Finding the Time Difference
What is the difference in the time the balls spend in the air?
Final answer: 2.0 seconds
The ball thrown upwards spends 2.0 seconds more in the air compared to the ball thrown downwards.
Explanation
In this question, we first find the time it takes for each ball to hit the ground. Once we have both times, we simply subtract one from the other to get the difference.
The formula we'll use is that for motion under gravity, which is:
d = (1/2)gt^2 + vt
Where:
- g is the acceleration due to gravity (approximately 9.8m/s^2)
- t is time
- v is the initial velocity
- d is the displacement
For the first ball thrown downwards, we know d = -19.6m (because it's going downwards), v = -14.7m/s, and g = 9.8m/s^2. Substituting these into our equation and solving for t gives us t1 = 1.0 seconds.
For the second ball thrown upward, we know d = -19.6m, v = 14.7m/s, and g = 9.8m/s^2. Substituting these into our equation and solving for t gives us t2 = 3.0 seconds.

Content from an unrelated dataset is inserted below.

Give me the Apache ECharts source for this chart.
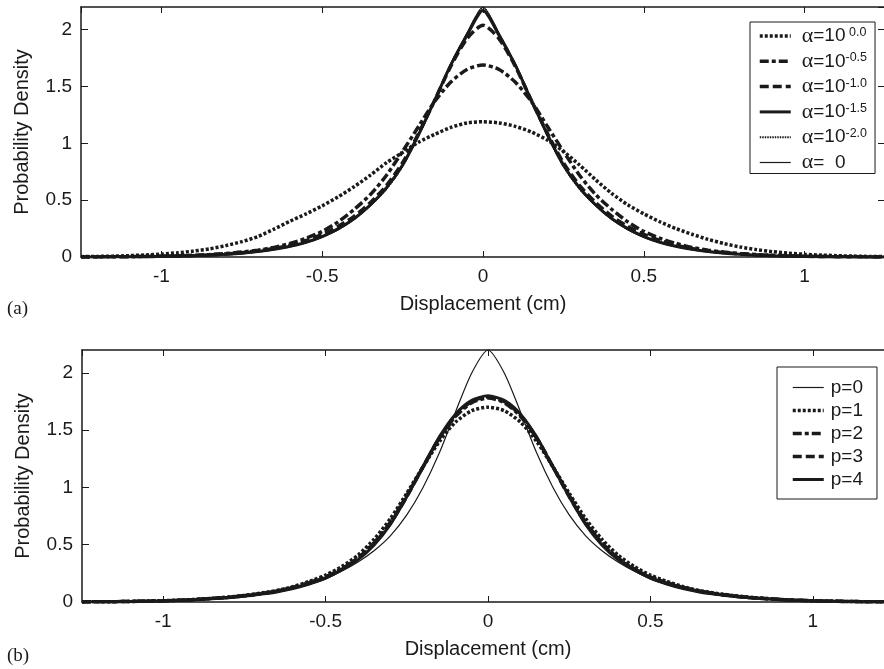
<!DOCTYPE html>
<html>
<head>
<meta charset="utf-8">
<title>Probability Density</title>
<script src="https://cdn.jsdelivr.net/npm/echarts@6/dist/echarts.min.js"></script>
<style>
  html, body { margin: 0; padding: 0; background: #fff; }
  #chart { width: 884px; height: 669px; }
</style>
</head>
<body>
<div id="chart"></div>
<script>
// displacement (cm)
const xs = [-1.25,-1.2,-1.15,-1.1,-1.05,-1,-0.95,-0.9,-0.85,-0.8,-0.75,-0.7,-0.65,-0.6,-0.55,-0.5,-0.45,-0.4,-0.35,-0.3,-0.25,-0.2,-0.15,-0.1,-0.05,
  0,0.05,0.1,0.15,0.2,0.25,0.3,0.35,0.4,0.45,0.5,0.55,0.6,0.65,0.7,0.75,0.8,0.85,0.9,0.95,1,1.05,1.1,1.15,1.2,1.25];

// (a) alpha
const alpha00 = [0.003,0.005,0.008,0.012,0.018,0.026,0.037,0.052,0.072,0.10,0.135,0.18,0.245,0.315,0.38,0.45,0.53,0.62,0.72,0.83,0.92,1.01,1.08,1.14,1.18,
  1.19,1.18,1.15,1.10,1.03,0.93,0.81,0.68,0.56,0.46,0.38,0.31,0.25,0.20,0.155,0.118,0.088,0.065,0.047,0.034,0.024,0.017,0.012,0.008,0.005,0.003];
const alpha05 = [0.001,0.001,0.002,0.003,0.005,0.007,0.011,0.015,0.022,0.031,0.043,0.06,0.085,0.12,0.165,0.225,0.31,0.42,0.55,0.72,0.93,1.15,1.37,1.54,1.65,
  1.69,1.65,1.54,1.37,1.15,0.93,0.72,0.55,0.42,0.31,0.225,0.165,0.12,0.085,0.06,0.043,0.031,0.022,0.015,0.011,0.007,0.005,0.003,0.002,0.001,0.001];
const alpha10 = [0.001,0.001,0.002,0.003,0.004,0.006,0.009,0.013,0.019,0.027,0.038,0.054,0.075,0.105,0.145,0.20,0.27,0.36,0.48,0.63,0.83,1.09,1.38,1.68,1.92,
  2.04,1.92,1.68,1.38,1.09,0.83,0.63,0.48,0.36,0.27,0.20,0.145,0.105,0.075,0.054,0.038,0.027,0.019,0.013,0.009,0.006,0.004,0.003,0.002,0.001,0.001];
const alpha15 = [0.000,0.001,0.001,0.002,0.003,0.005,0.008,0.011,0.016,0.024,0.034,0.048,0.068,0.094,0.13,0.18,0.25,0.34,0.46,0.61,0.81,1.08,1.38,1.69,1.95,
  2.17,1.95,1.69,1.38,1.08,0.81,0.61,0.46,0.34,0.25,0.18,0.13,0.094,0.068,0.048,0.034,0.024,0.016,0.011,0.008,0.005,0.003,0.002,0.001,0.001,0.000];
const alpha20 = [0.000,0.001,0.001,0.002,0.003,0.005,0.007,0.010,0.015,0.023,0.033,0.046,0.066,0.092,0.128,0.178,0.245,0.335,0.455,0.60,0.80,1.07,1.38,1.70,1.96,
  2.19,1.96,1.70,1.38,1.07,0.80,0.60,0.455,0.335,0.245,0.178,0.128,0.092,0.066,0.046,0.033,0.023,0.015,0.010,0.007,0.005,0.003,0.002,0.001,0.001,0.000];
const alphaZero = [0.000,0.001,0.001,0.002,0.003,0.005,0.007,0.010,0.015,0.022,0.032,0.045,0.065,0.09,0.125,0.175,0.24,0.33,0.45,0.60,0.80,1.07,1.38,1.70,1.97,
  2.20,1.97,1.70,1.38,1.07,0.80,0.60,0.45,0.33,0.24,0.175,0.125,0.09,0.065,0.045,0.032,0.022,0.015,0.010,0.007,0.005,0.003,0.002,0.001,0.001,0.000];

// (b) p
const p0 = [0.000,0.001,0.002,0.003,0.005,0.007,0.010,0.015,0.022,0.031,0.043,0.06,0.08,0.11,0.15,0.20,0.27,0.35,0.45,0.58,0.76,1.00,1.30,1.66,2.00,
  2.20,2.00,1.66,1.30,1.00,0.76,0.58,0.45,0.35,0.27,0.20,0.15,0.11,0.08,0.06,0.043,0.031,0.022,0.015,0.010,0.007,0.005,0.003,0.002,0.001,0.000];
const p1 = [0.001,0.002,0.003,0.005,0.008,0.011,0.016,0.023,0.032,0.043,0.058,0.077,0.10,0.135,0.18,0.235,0.31,0.41,0.55,0.73,0.95,1.18,1.40,1.57,1.67,
  1.70,1.67,1.57,1.40,1.18,0.95,0.73,0.55,0.41,0.31,0.235,0.18,0.135,0.10,0.077,0.058,0.043,0.032,0.023,0.016,0.011,0.008,0.005,0.003,0.002,0.001];
const p2 = [0.001,0.002,0.003,0.005,0.007,0.010,0.015,0.021,0.030,0.041,0.055,0.073,0.097,0.128,0.17,0.22,0.29,0.385,0.52,0.70,0.93,1.18,1.43,1.62,1.74,
  1.78,1.74,1.62,1.43,1.18,0.93,0.70,0.52,0.385,0.29,0.22,0.17,0.128,0.097,0.073,0.055,0.041,0.030,0.021,0.015,0.010,0.007,0.005,0.003,0.002,0.001];
const p3 = [0.001,0.002,0.003,0.005,0.007,0.010,0.015,0.021,0.030,0.040,0.054,0.072,0.096,0.126,0.165,0.215,0.285,0.38,0.51,0.69,0.92,1.18,1.43,1.63,1.75,
  1.79,1.75,1.63,1.43,1.18,0.92,0.69,0.51,0.38,0.285,0.215,0.165,0.126,0.096,0.072,0.054,0.040,0.030,0.021,0.015,0.010,0.007,0.005,0.003,0.002,0.001];
const p4 = [0.001,0.002,0.003,0.005,0.007,0.010,0.015,0.021,0.030,0.040,0.054,0.072,0.095,0.125,0.16,0.21,0.28,0.37,0.50,0.68,0.92,1.18,1.44,1.64,1.76,
  1.80,1.76,1.64,1.44,1.18,0.92,0.68,0.50,0.37,0.28,0.21,0.16,0.125,0.095,0.072,0.054,0.040,0.030,0.021,0.015,0.010,0.007,0.005,0.003,0.002,0.001];

const alphaNames = ['α=10^ 0.0', 'α=10^-0.5', 'α=10^-1.0', 'α=10^-1.5', 'α=10^-2.0', 'α=  0'];
const pNames = ['p=0', 'p=1', 'p=2', 'p=3', 'p=4'];

const ink = '#1a1a1a';
const font = 'Liberation Sans';

// line looks shared by series and legend samples
const dotted = { width: 3.5, type: [3, 2] };
const dashDot = { width: 3.5, type: [9, 3, 4, 3] };
const dashed = { width: 3.5, type: [9, 4] };
const thick = { width: 3, type: 'solid' };
const fine = { width: 2, type: [1.5, 1] };
const thin = { width: 1.2, type: 'solid' };

function pairs(ys) {
    return xs.map((x, i) => [x, ys[i]]);
}

function curve(name, ys, idx, look) {
    return {
        name: name,
        type: 'line',
        xAxisIndex: idx,
        yAxisIndex: idx,
        data: pairs(ys),
        showSymbol: false,
        symbol: 'none',
        smooth: 0.25,
        animation: false,
        lineStyle: { color: ink, width: look.width, type: look.type },
        itemStyle: { color: ink }
    };
}

function legendItem(name, look) {
    return { name: name, lineStyle: { color: ink, width: look.width, type: look.type } };
}

function xAxes(grid) {
    return [{
        type: 'value', gridIndex: grid, min: -1.25, max: 1.25, position: 'bottom',
        axisLine: { onZero: false, lineStyle: { color: ink, width: 1.5 } },
        axisTick: { inside: true, length: 6, lineStyle: { color: ink } },
        axisLabel: { margin: 10, fontSize: 19, color: ink, fontFamily: font, showMinLabel: false, showMaxLabel: false },
        splitLine: { show: false },
        name: 'Displacement (cm)', nameLocation: 'middle', nameGap: 37,
        nameTextStyle: { fontSize: 20, color: ink, fontFamily: font }
    }, {
        type: 'value', gridIndex: grid, min: -1.25, max: 1.25, position: 'top',
        axisLine: { onZero: false, lineStyle: { color: ink, width: 1.5 } },
        axisTick: { inside: true, length: 6, lineStyle: { color: ink } },
        axisLabel: { show: false },
        splitLine: { show: false }
    }];
}

function yAxes(grid) {
    return [{
        type: 'value', gridIndex: grid, min: 0, max: 2.2, interval: 0.5, position: 'left',
        axisLine: { show: true, onZero: false, lineStyle: { color: ink, width: 1.5 } },
        axisTick: { show: true, inside: true, length: 7, lineStyle: { color: ink } },
        axisLabel: { margin: 9, fontSize: 19, color: ink, fontFamily: font, showMaxLabel: false },
        splitLine: { show: false },
        name: 'Probability Density', nameLocation: 'middle', nameGap: 49,
        nameTextStyle: { fontSize: 20, color: ink, fontFamily: font }
    }, {
        type: 'value', gridIndex: grid, min: 0, max: 2.2, interval: 0.5, position: 'right',
        axisLine: { show: true, onZero: false, lineStyle: { color: ink, width: 1.5 } },
        axisTick: { show: true, inside: true, length: 7, lineStyle: { color: ink } },
        axisLabel: { show: false },
        splitLine: { show: false }
    }];
}

const xa = xAxes(0).concat(xAxes(1));
const ya = yAxes(0).concat(yAxes(1));
// grid 0 uses axes 0/1, grid 1 uses axes 2/3
const topIdx = 0, botIdx = 2;

const alphaLooks = [dotted, dashDot, dashed, thick, fine, thin];
const pLooks = [thin, dotted, dashDot, dashed, thick];
const alphaSeries = [alpha00, alpha05, alpha10, alpha15, alpha20, alphaZero];
const pSeries = [p0, p1, p2, p3, p4];

const series = alphaNames.map((n, i) => curve(n, alphaSeries[i], topIdx, alphaLooks[i]))
    .concat(pNames.map((n, i) => curve(n, pSeries[i], botIdx, pLooks[i])));

const chart = echarts.init(document.getElementById('chart'), null, { renderer: 'canvas' });
chart.setOption({
    animation: false,
    backgroundColor: '#fff',
    textStyle: { fontFamily: font, color: ink },
    grid: [
        { left: 81, top: 7, width: 804, height: 250, outerBoundsMode: 'none' },
        { left: 82, top: 350, width: 812, height: 252, outerBoundsMode: 'none' }
    ],
    xAxis: xa,
    yAxis: ya,
    legend: [{
        data: alphaNames.map((n, i) => legendItem(n, alphaLooks[i])),
        orient: 'vertical',
        left: 750, top: 22,
        itemWidth: 31, itemHeight: 14, itemGap: 3.3,
        padding: [3, 8, 0, 8],
        borderColor: ink, borderWidth: 1,
        backgroundColor: '#fff',
        selectedMode: false,
        itemStyle: { opacity: 0, borderWidth: 0 },
        formatter: function (name) {
            const parts = name.split('^');
            if (parts.length < 2) {
                return '{g|α}{t|' + name.slice(1) + '}';
            }
            return '{g|α}{t|' + parts[0].slice(1) + '}{s|' + parts[1] + '}';
        },
        textStyle: {
            rich: {
                g: { fontFamily: 'Liberation Serif', fontSize: 22, color: ink, lineHeight: 20, padding: [0, 0, 0, 6] },
                t: { fontFamily: font, fontSize: 19, color: ink, lineHeight: 20 },
                s: { fontFamily: font, fontSize: 12.5, color: ink, lineHeight: 12, verticalAlign: 'top' }
            }
        }
    }, {
        data: pNames.map((n, i) => legendItem(n, pLooks[i])),
        orient: 'vertical',
        left: 777, top: 367,
        itemWidth: 31, itemHeight: 14, itemGap: 4,
        padding: [11, 14, 10, 14],
        borderColor: ink, borderWidth: 1,
        backgroundColor: '#fff',
        selectedMode: false,
        itemStyle: { opacity: 0, borderWidth: 0 },
        textStyle: { fontFamily: font, fontSize: 19, color: ink, lineHeight: 18, padding: [0, 0, 0, 2] }
    }],
    graphic: [
        { type: 'text', left: 7, top: 300, style: { text: '(a)', font: '19px "Liberation Serif"', fill: ink } },
        { type: 'text', left: 7, top: 647, style: { text: '(b)', font: '19px "Liberation Serif"', fill: ink } }
    ],
    series: series
});
</script>
</body>
</html>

The difference in times is then simply t2 - t1 = 3.0s - 1.0s = 2.0 seconds. So the ball thrown upwards spends an extra 2.0 seconds in the air compared to the ball thrown downwards.
Question:
What is the difference in the time the balls spend in the air?
Answer:
The ball thrown upwards spends 2.0 seconds more in the air compared to the ball thrown downwards.